REQUIRED TASK: From the first line of the entries below through the line bearing "fig.add_artist(Line2D([7.5/1207, 1], [1", write out each line exactly. Omit pictures.

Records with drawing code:
____________________

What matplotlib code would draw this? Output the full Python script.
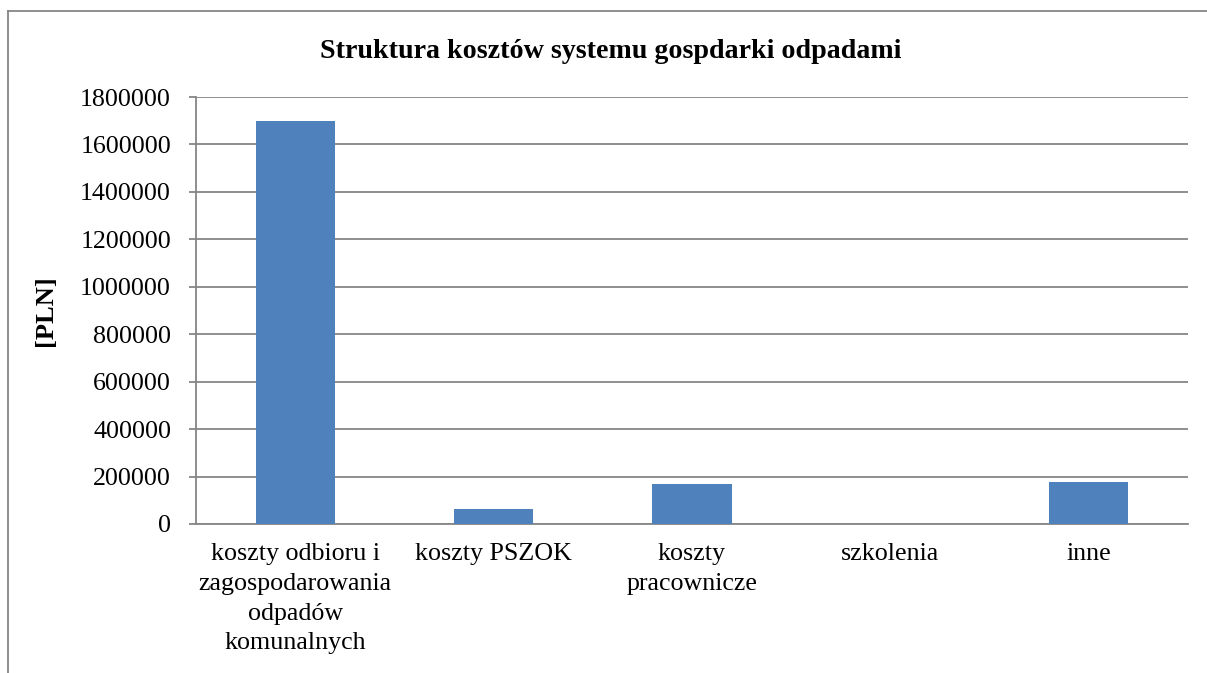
import matplotlib.pyplot as plt
from matplotlib.lines import Line2D

##### data
categories = ['koszty odbioru i\nzagospodarowania\nodpadów\nkomunalnych', 'koszty PSZOK',
              'koszty\npracownicze', 'szkolenia', 'inne']
costs = [1700000, 63000, 170000, 0, 178000]
yticks = [0, 200000, 400000, 600000, 800000, 1000000, 1200000, 1400000, 1600000, 1800000]

plt.rcParams['font.family'] = ['Liberation Serif', 'DejaVu Serif']

fig = plt.figure(figsize=(12.07, 6.73), dpi=100)
ax = fig.add_axes([196/1207, 1 - 524/673, 992/1207, 427/673])

gray = '#868686'
ax.bar(range(len(categories)), costs, width=0.4, color='#4F81BD', zorder=3)
ax.set_xlim(-0.5, len(categories) - 0.5)
ax.set_ylim(0, 1800000)
ax.set_yticks(yticks)
ax.set_yticklabels([str(v) for v in yticks], fontsize=18.7)
ax.set_xticks(range(len(categories)))
ax.set_xticklabels(categories, fontsize=18.7, linespacing=1.45, va='top')
ax.tick_params(axis='y', length=5, color=gray, width=1.3, pad=13)
ax.tick_params(axis='x', length=0, pad=14)
ax.yaxis.grid(True, color=gray, linewidth=1.3, zorder=0)
for s in ['top', 'right']:
    ax.spines[s].set_visible(False)
for s in ['left', 'bottom']:
    ax.spines[s].set_color(gray)
    ax.spines[s].set_linewidth(1.3)

ax.set_ylabel('[PLN]', fontsize=19, fontweight='bold', labelpad=17)
fig.text(611/1207, 1 - 52/673, 'Struktura kosztów systemu gospdarki odpadami',
         ha='center', va='center', fontsize=20.2, fontweight='bold')

# chart area border (only top and left visible)
fig.add_artist(Line2D([7.5/1207, 7.5/1207], [0, 1 - 11/673], color=gray, linewidth=1.3))
fig.add_artist(Line2D([7.5/1207, 1], [1 - 11/673, 1 - 11/673], color=gray, linewidth=1.3))

fig.savefig('out.png', dpi=100)
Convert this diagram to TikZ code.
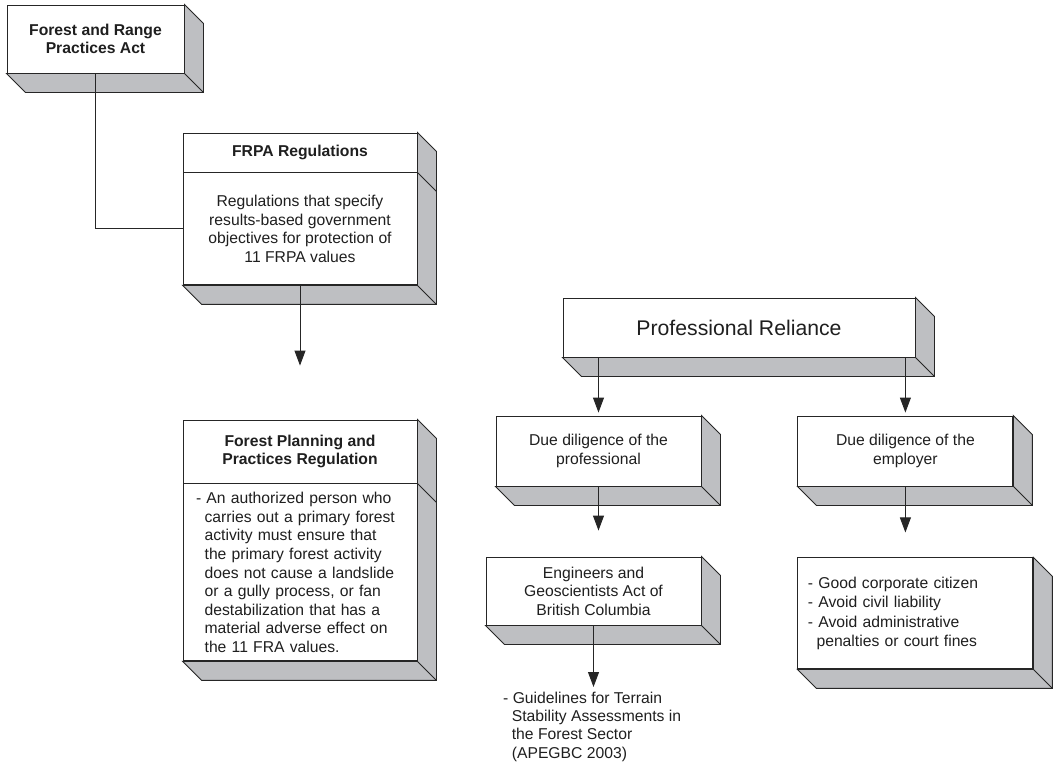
\documentclass[tikz,border=0pt]{standalone}
\usepackage{fontspec}
\setmainfont{Liberation Sans}
\usetikzlibrary{positioning,arrows.meta}
\pgfdeclarelayer{bg}
\pgfsetlayers{bg,main}

\definecolor{ink}{RGB}{38,38,38}
\definecolor{side}{RGB}{190,191,194}

\tikzset{
  plate/.style 2 args={draw=ink, fill=white, line width=0.9pt, inner sep=4pt,
    align=center, text=black!88, minimum width=#1pt, minimum height=#2pt,
    font=\fontsize{15.7}{18.6}\selectfont},
  title/.style={font=\fontsize{15.7}{18.6}\selectfont\bfseries},
  wire/.style={draw=ink, line width=0.9pt},
  flow/.style={wire, -{Triangle[length=15pt,width=11pt]}},
}

% grey right and bottom faces behind a box (#1 top part, #2 bottom part)
\newcommand{\slab}[2]{%
  \filldraw[wire, fill=side] (#2.south west) -- ++(19,19)
    -| ([shift={(19,19)}]#1.north east) -- (#1.north east)
    -- (#2.south east) -- cycle;
  \draw[wire] (#2.south east) -- ++(19,19);
}
\newcommand{\hang}{\hspace*{0.55em}}

\begin{document}
\begin{tikzpicture}[x=1pt, y=-1pt, node distance=0pt]
  \useasboundingbox (0,0) rectangle (1053,769);

  \node[plate={177}{68}, title] (act) at (95.5,39) {Forest and Range\\Practices Act};

  \node[plate={234}{39}, title] (frpahead) at (300,152.5) {FRPA Regulations};
  \node[plate={234}{112}, below=of frpahead] (frpabody)
    {Regulations that specify\\results-based government\\objectives for protection of\\11 FRPA values};

  \node[plate={234}{63}, title] (fpphead) at (300,451.5) {Forest Planning and\\Practices Regulation};
  \node[plate={234}{177}, below=of fpphead, align=left, text width=208pt, inner xsep=13pt] (fppbody)
    {- An authorized person who\\\hang carries out a primary forest\\\hang activity must ensure that\\
     \hang the primary forest activity\\\hang does not cause a landslide\\\hang or a gully process, or fan\\
     \hang destabilization that has a\\\hang material adverse effect on\\\hang the 11 FRA values.};

  \node[plate={352}{59}, font=\fontsize{21.2}{25}\selectfont] (pr) at (739,327.5) {Professional Reliance};

  \node[plate={205}{70}] (dp) at (598.5,451) {Due diligence of the\\professional};
  \node[plate={215}{70}, right=96pt of dp] (de) {Due diligence of the\\employer};

  \node[plate={215}{68}] (eg) at (593.5,591) {Engineers and\\Geoscientists Act of\\British Columbia};
  \node[plate={235}{111}, below=71pt of de, xshift=10pt, align=left, text width=215pt,
    inner xsep=10pt, font=\fontsize{15.7}{19.6}\selectfont] (goals)
    {- Good corporate citizen\\- Avoid civil liability\\- Avoid administrative\\\hang penalties or court fines};

  \node[anchor=north west, align=left, inner sep=0pt, text=black!88,
    font=\fontsize{15.7}{18.2}\selectfont] (guide) at (503,692)
    {- Guidelines for Terrain\\\hang Stability Assessments in\\\hang the Forest Sector\\\hang (APEGBC 2003)};

  \begin{pgfonlayer}{bg}
    \slab{act}{act}
    \slab{frpahead}{frpabody}
    \draw[wire] (frpahead.south east) -- ++(19,19);
    \slab{fpphead}{fppbody}
    \draw[wire] (fpphead.south east) -- ++(19,19);
    \slab{pr}{pr}
    \slab{dp}{dp}
    \slab{de}{de}
    \slab{eg}{eg}
    \slab{goals}{goals}
  \end{pgfonlayer}

  \draw[wire] (act.south) |- (frpabody.west);
  \draw[flow, shorten >=54pt] (frpabody.south) -- (fpphead.north);
  \draw[flow, shorten >=3pt] (pr.south -| dp.north) -- (dp.north);
  \draw[flow, shorten >=3pt] (pr.south -| de.north) -- (de.north);
  \draw[flow, shorten >=26pt] (dp.south) -- (dp.south |- eg.north);
  \draw[flow, shorten >=25pt] (de.south) -- (de.south |- goals.north);
  \draw[flow, shorten >=5pt] (eg.south) -- (eg.south |- guide.north);

\end{tikzpicture}
\end{document}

____________________

TASK RESPONSE:
What matplotlib code would draw this? Output the full Python script.
import matplotlib.pyplot as plt
from matplotlib.lines import Line2D

##### data
categories = ['koszty odbioru i\nzagospodarowania\nodpadów\nkomunalnych', 'koszty PSZOK',
              'koszty\npracownicze', 'szkolenia', 'inne']
costs = [1700000, 63000, 170000, 0, 178000]
yticks = [0, 200000, 400000, 600000, 800000, 1000000, 1200000, 1400000, 1600000, 1800000]

plt.rcParams['font.family'] = ['Liberation Serif', 'DejaVu Serif']

fig = plt.figure(figsize=(12.07, 6.73), dpi=100)
ax = fig.add_axes([196/1207, 1 - 524/673, 992/1207, 427/673])

gray = '#868686'
ax.bar(range(len(categories)), costs, width=0.4, color='#4F81BD', zorder=3)
ax.set_xlim(-0.5, len(categories) - 0.5)
ax.set_ylim(0, 1800000)
ax.set_yticks(yticks)
ax.set_yticklabels([str(v) for v in yticks], fontsize=18.7)
ax.set_xticks(range(len(categories)))
ax.set_xticklabels(categories, fontsize=18.7, linespacing=1.45, va='top')
ax.tick_params(axis='y', length=5, color=gray, width=1.3, pad=13)
ax.tick_params(axis='x', length=0, pad=14)
ax.yaxis.grid(True, color=gray, linewidth=1.3, zorder=0)
for s in ['top', 'right']:
    ax.spines[s].set_visible(False)
for s in ['left', 'bottom']:
    ax.spines[s].set_color(gray)
    ax.spines[s].set_linewidth(1.3)

ax.set_ylabel('[PLN]', fontsize=19, fontweight='bold', labelpad=17)
fig.text(611/1207, 1 - 52/673, 'Struktura kosztów systemu gospdarki odpadami',
         ha='center', va='center', fontsize=20.2, fontweight='bold')

# chart area border (only top and left visible)
fig.add_artist(Line2D([7.5/1207, 7.5/1207], [0, 1 - 11/673], color=gray, linewidth=1.3))
fig.add_artist(Line2D([7.5/1207, 1], [1 - 11/673, 1 - 11/673], color=gray, linewidth=1.3))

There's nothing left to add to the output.